In Mexico, it’s extremely common for families to live behind their restaurants and shops, which diversifies smaller neighborhoods in a pleasant you-know-where-your-mechanic-lives kind of way.
Central Playa del Carmen had none of this pueblo-style-charm. All condos and retail spaces, the narrow pedestrian Avenidas criss-cross wide divided lane Calles, carving grids of urban precision to regulate traffic and emphasize commerce. It’s a distinctly western vibe with the ever-present hallmarks of capitalism looming large.

By comparison, Tulum’s best features are its unpretentious nooks and crannies…a taco stand here, a food truck park there, nestled in between other non-assuming -and nearly invisible- small businesses. These places aren’t so much vying for your attention as available if you’re interested.
And the quiet residential peninsula situated between the Yal-Ku lagoon and Akumal’s Half Moon Bay, a completely different wonderland of contemplative vistas and carefully manicured private paradises, was absent of either urban efficiencies or pueblo-charm.

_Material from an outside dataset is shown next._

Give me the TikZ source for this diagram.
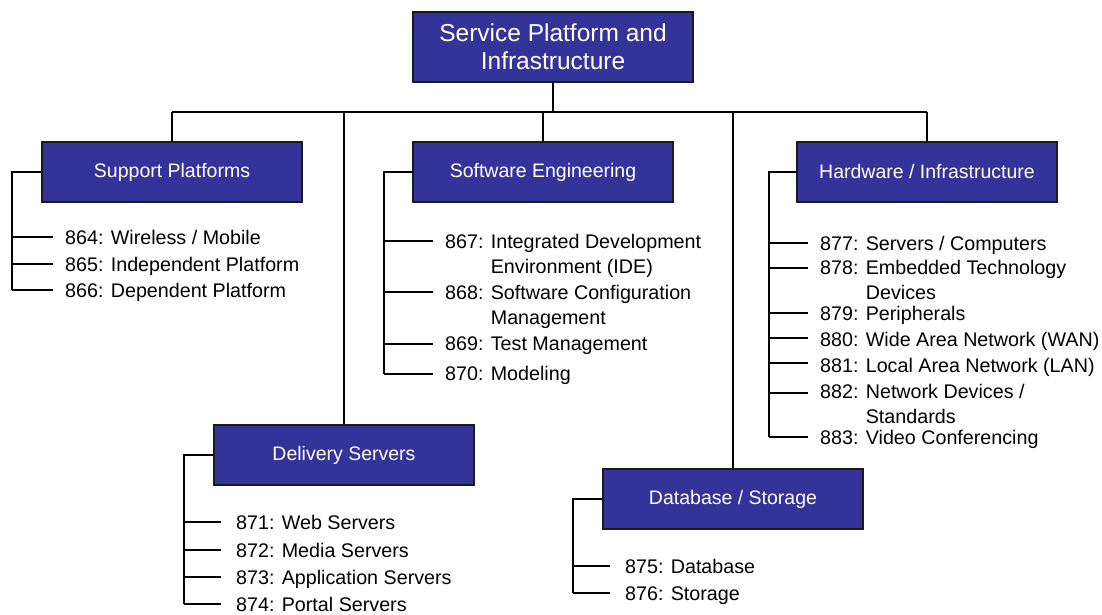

Only one or two hotel restaurants exist in the area, inspiring locals to develop a country-club-esque culture where residents and visitors can be seen zipping to and from the hotel strip to the south of Half Moon Bay on golf carts at all hours of the day.

I’d have never visited Akumal if not for my preference to wander. Stopping into the serenely beautiful Yal Ku lagoon park wouldn’t have happened without a coin-flip style decision at the entrance to Akumal. Lucky me…it was quite the sight and worth an hour’s hike out of the way.
Spontaneity is the key to enchanted experiences in the modern world. If one follows a plan too closely, one mostly gets what one expects.
Magic blooms in fields of uncertainty. Letting whims and impulses influence a process opens wide those inner doors of possibility and, it’s in this mobile / liminal state, that I was most able to observe and appreciate these wonderful places -to commune, and communicate, with them.